*Data section*.
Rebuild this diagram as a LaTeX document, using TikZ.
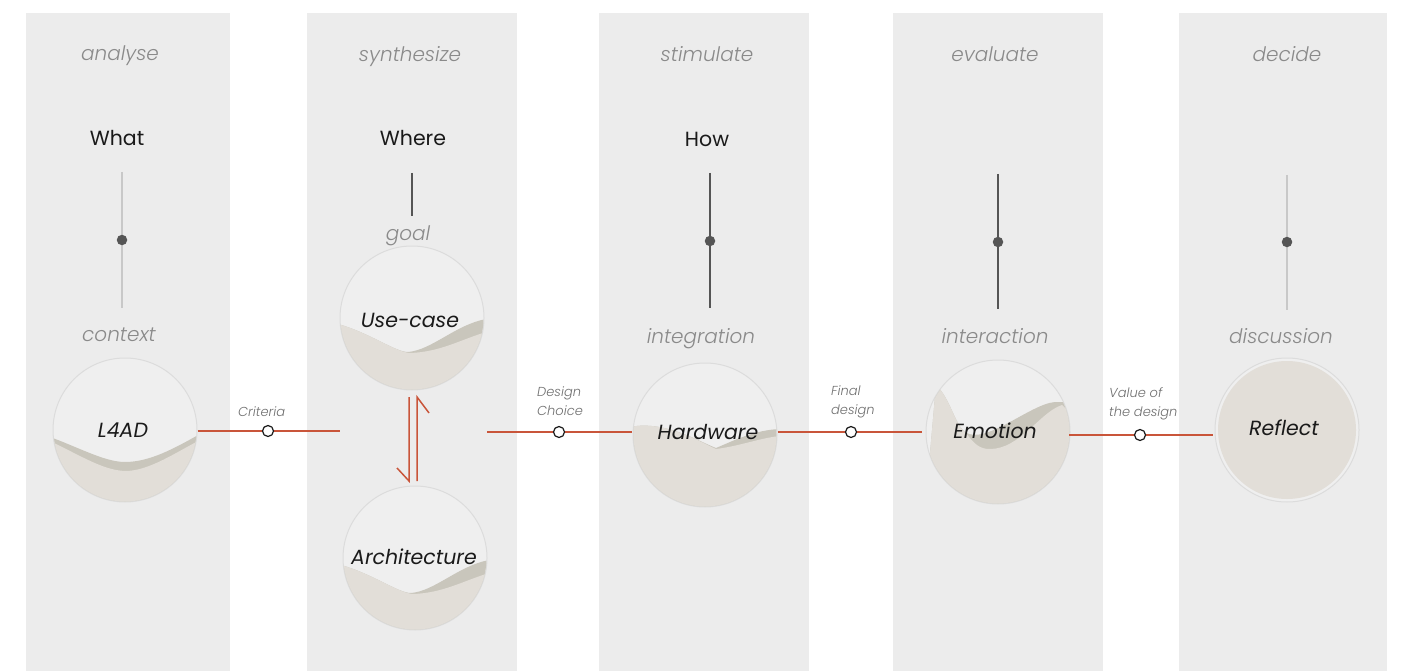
\documentclass[tikz,border=0pt]{standalone}
\usepackage{fontspec}
\setmainfont{Poppins}[UprightFont=* Light, ItalicFont=* Light Italic]
\newfontfamily\bookfont{Poppins}
\begin{document}
\begin{tikzpicture}[x=1pt,y=-1pt]
\definecolor{panel}{HTML}{ECECEC}
\definecolor{bubble}{HTML}{EFEFEF}
\definecolor{rim}{HTML}{DCDCDC}
\definecolor{sandlight}{HTML}{E2DED8}
\definecolor{sanddark}{HTML}{C9C6BC}
\definecolor{link}{HTML}{C9553A}
\definecolor{soft}{HTML}{8A8A8A}
\definecolor{note}{HTML}{707070}
\definecolor{ink}{HTML}{1A1A1A}
\definecolor{stem}{HTML}{555555}
\definecolor{stemlight}{HTML}{C8C8C8}
\tikzset{
  phase/.style={font=\itshape\fontsize{20}{22}\selectfont, text=soft, anchor=base},
  question/.style={font=\bookfont\fontsize{20.5}{24}\selectfont, text=ink, anchor=base},
  bubblebox/.style={circle, minimum size=144pt, inner sep=0pt, fill=bubble, draw=rim, line width=1pt},
  bubbletext/.style={font=\bookfont\itshape\fontsize{20.5}{24}\selectfont, text=ink, anchor=base},
  flow/.style={draw=link, line width=1.5pt},
  hub/.style={circle, minimum size=11pt, inner sep=0pt, fill=white, draw=ink, line width=1.2pt},
  flowlabel/.style={font=\itshape\fontsize{13}{16}\selectfont, text=note, anchor=base west, inner sep=0pt},
  knob/.style={circle, minimum size=10.5pt, inner sep=0pt, fill=stem},
}
% canvas and columns
\fill[white] (0,0) rectangle (1402,671);
\useasboundingbox (0,0) rectangle (1402,671);
\fill[panel] (26,13) rectangle (230,671);
\fill[panel] (307,13) rectangle (517,671);
\fill[panel] (599,13) rectangle (809,671);
\fill[panel] (893,13) rectangle (1103,671);
\fill[panel] (1179,13) rectangle (1387,671);

% phase titles
\node[phase] (analyse) at (120,61) {analyse};
\node[phase] (synth) at (410,62) {synthesize};
\node[phase] (stim) at (707,62) {stimulate};
\node[phase] (eval) at (995,62) {evaluate};
\node[phase] (decide) at (1287,62) {decide};

% questions
\node[question] (what) at (117,146) {What};
\node[question] (where) at (413,146) {Where};
\node[question] (how) at (707,147) {How};

% stems
\coordinate (s1a) at (122,172); \coordinate (s1b) at (122,308);
\coordinate (s2a) at (412,173); \coordinate (s2b) at (412,216);
\coordinate (s3a) at (710,173); \coordinate (s3b) at (710,308);
\coordinate (s4a) at (998,174); \coordinate (s4b) at (998,309);
\coordinate (s5a) at (1287,175); \coordinate (s5b) at (1287,310);
\draw[stemlight, line width=1.2pt] (s1a) -- (s1b);
\draw[stem, line width=1.2pt] (s2a) -- (s2b);
\draw[stem, line width=1.2pt] (s3a) -- (s3b);
\draw[stem, line width=1.2pt] (s4a) -- (s4b);
\draw[stemlight, line width=1.2pt] (s5a) -- (s5b);
\node[knob] (k1) at (122,240) {};
\node[knob] (k3) at (710,241) {};
\node[knob] (k4) at (998,242) {};
\node[knob] (k5) at (1287,242) {};

% lower phase words
\node[phase] (context) at (119,341) {context};
\node[phase] (goal) at (408,240) {goal};
\node[phase] (integ) at (701,343) {integration};
\node[phase] (inter) at (995,343) {interaction};
\node[phase] (discuss) at (1281,343) {discussion};

% bubbles
\node[bubblebox] (l4ad) at (125,430) {};
\node[bubblebox] (usecase) at (412,318) {};
\node[bubblebox] (arch) at (415,558) {};
\node[bubblebox] (hw) at (705,435) {};
\node[bubblebox] (emo) at (998,432) {};
\node[bubblebox] (refl) at (1287,430) {};

% sand waves inside the bubbles
\begin{scope}
  \clip (125,430) circle (71.5pt);
  \fill[sanddark] (50,437) .. controls (80,448) and (105,462) .. (125,462) .. controls (150,462) and (175,448) .. (200,434) -- (200,510) -- (50,510) -- cycle;
  \fill[sandlight] (50,441) .. controls (85,458) and (105,471) .. (127,471) .. controls (150,470) and (175,453) .. (200,440) -- (200,510) -- (50,510) -- cycle;
\end{scope}
\begin{scope}
  \clip (412,318) circle (71.5pt);
  \fill[sanddark] (338,324) .. controls (370,333) and (395,352) .. (408,352) .. controls (432,350) and (455,325) .. (486,319) -- (486,400) -- (338,400) -- cycle;
  \fill[sandlight] (338,324) .. controls (370,333) and (395,352) .. (410,353) .. controls (440,352) and (460,340) .. (486,332) -- (486,400) -- (338,400) -- cycle;
\end{scope}
\begin{scope}
  \clip (415,558) circle (71.5pt);
  \fill[sanddark] (341,565) .. controls (373,574) and (398,593) .. (411,593) .. controls (435,591) and (458,566) .. (489,560) -- (489,640) -- (341,640) -- cycle;
  \fill[sandlight] (341,565) .. controls (373,574) and (398,593) .. (413,594) .. controls (443,593) and (463,581) .. (489,573) -- (489,640) -- (341,640) -- cycle;
\end{scope}
\begin{scope}
  \clip (705,435) circle (71.5pt);
  \fill[sanddark] (630,427) .. controls (665,420) and (700,442) .. (716,448) .. controls (735,440) and (755,430) .. (780,429) -- (780,510) -- (630,510) -- cycle;
  \fill[sandlight] (630,427) .. controls (665,420) and (700,442) .. (716,449) .. controls (740,446) and (760,438) .. (780,436) -- (780,510) -- (630,510) -- cycle;
\end{scope}
\begin{scope}
  \clip (998,432) circle (71.5pt);
  \fill[sanddark] (936,385) .. controls (950,398) and (955,425) .. (965,432) .. controls (985,446) and (1030,404) .. (1055,402) -- (1075,402) -- (1075,510) -- (925,510) -- cycle;
  \fill[sandlight] (936,385) .. controls (950,398) and (955,425) .. (965,432) .. controls (975,445) and (980,449) .. (990,449) .. controls (1020,449) and (1040,412) .. (1062,405) -- (1075,418) -- (1075,510) -- (925,510) -- cycle;
\end{scope}
\fill[sandlight] (1287,430) circle (69pt);

% bubble labels
\node[bubbletext] (t1) at (123,437) {L4AD};
\node[bubbletext] (t2) at (410,327) {Use-case};
\node[bubbletext] (t3) at (414,564) {Architecture};
\node[bubbletext] (t4) at (708,439) {Hardware};
\node[bubbletext] (t5) at (995,438) {Emotion};
\node[bubbletext] (t6) at (1284,435) {Reflect};

% flow between phases
\coordinate (f1end) at (340,431);
\coordinate (f2start) at (487,432);
\coordinate (f2end) at (632,432);
\coordinate (f3end) at (922,432);
\coordinate (f4end) at (1213,435);
\coordinate (f4start) at (1069,435);
\draw[flow] (l4ad.east |- 0,431) -- (f1end);
\draw[flow] (f2start) -- (f2end);
\draw[flow] (hw.east |- 0,432) -- (f3end);
\draw[flow] (f4start) -- (f4end);
\node[hub] (h1) at (268,431) {};
\node[hub] (h2) at (559,432) {};
\node[hub] (h3) at (851,432) {};
\node[hub] (h4) at (1140,435) {};
\node[flowlabel] (c1) at (238,416) {Criteria};
\node[flowlabel] (c2a) at (537,396) {Design};
\node[flowlabel] (c2b) at (537,415) {Choice};
\node[flowlabel] (c3a) at (831,395) {Final};
\node[flowlabel] (c3b) at (831,414) {design};
\node[flowlabel] (c4a) at (1109,397) {Value of};
\node[flowlabel] (c4b) at (1109,416) {the design};

% exchange between use-case and architecture
\coordinate (d1) at (409,397); \coordinate (d2) at (409,481); \coordinate (d3) at (397,468);
\coordinate (u1) at (417,481); \coordinate (u2) at (417,397); \coordinate (u3) at (429,413);
\draw[link, line width=1.5pt, line join=miter] (d1) -- (d2) -- (d3);
\draw[link, line width=1.5pt, line join=miter] (u1) -- (u2) -- (u3);
\end{tikzpicture}
\end{document}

*Given instruction*.
Return nothing but the lines running from the start of the data to the line with "(how) at (707,147)", please, both ends included and no pictures.

*The result*.
Rebuild this diagram as a LaTeX document, using TikZ.
\documentclass[tikz,border=0pt]{standalone}
\usepackage{fontspec}
\setmainfont{Poppins}[UprightFont=* Light, ItalicFont=* Light Italic]
\newfontfamily\bookfont{Poppins}
\begin{document}
\begin{tikzpicture}[x=1pt,y=-1pt]
\definecolor{panel}{HTML}{ECECEC}
\definecolor{bubble}{HTML}{EFEFEF}
\definecolor{rim}{HTML}{DCDCDC}
\definecolor{sandlight}{HTML}{E2DED8}
\definecolor{sanddark}{HTML}{C9C6BC}
\definecolor{link}{HTML}{C9553A}
\definecolor{soft}{HTML}{8A8A8A}
\definecolor{note}{HTML}{707070}
\definecolor{ink}{HTML}{1A1A1A}
\definecolor{stem}{HTML}{555555}
\definecolor{stemlight}{HTML}{C8C8C8}
\tikzset{
  phase/.style={font=\itshape\fontsize{20}{22}\selectfont, text=soft, anchor=base},
  question/.style={font=\bookfont\fontsize{20.5}{24}\selectfont, text=ink, anchor=base},
  bubblebox/.style={circle, minimum size=144pt, inner sep=0pt, fill=bubble, draw=rim, line width=1pt},
  bubbletext/.style={font=\bookfont\itshape\fontsize{20.5}{24}\selectfont, text=ink, anchor=base},
  flow/.style={draw=link, line width=1.5pt},
  hub/.style={circle, minimum size=11pt, inner sep=0pt, fill=white, draw=ink, line width=1.2pt},
  flowlabel/.style={font=\itshape\fontsize{13}{16}\selectfont, text=note, anchor=base west, inner sep=0pt},
  knob/.style={circle, minimum size=10.5pt, inner sep=0pt, fill=stem},
}
% canvas and columns
\fill[white] (0,0) rectangle (1402,671);
\useasboundingbox (0,0) rectangle (1402,671);
\fill[panel] (26,13) rectangle (230,671);
\fill[panel] (307,13) rectangle (517,671);
\fill[panel] (599,13) rectangle (809,671);
\fill[panel] (893,13) rectangle (1103,671);
\fill[panel] (1179,13) rectangle (1387,671);

% phase titles
\node[phase] (analyse) at (120,61) {analyse};
\node[phase] (synth) at (410,62) {synthesize};
\node[phase] (stim) at (707,62) {stimulate};
\node[phase] (eval) at (995,62) {evaluate};
\node[phase] (decide) at (1287,62) {decide};

% questions
\node[question] (what) at (117,146) {What};
\node[question] (where) at (413,146) {Where};
\node[question] (how) at (707,147) {How};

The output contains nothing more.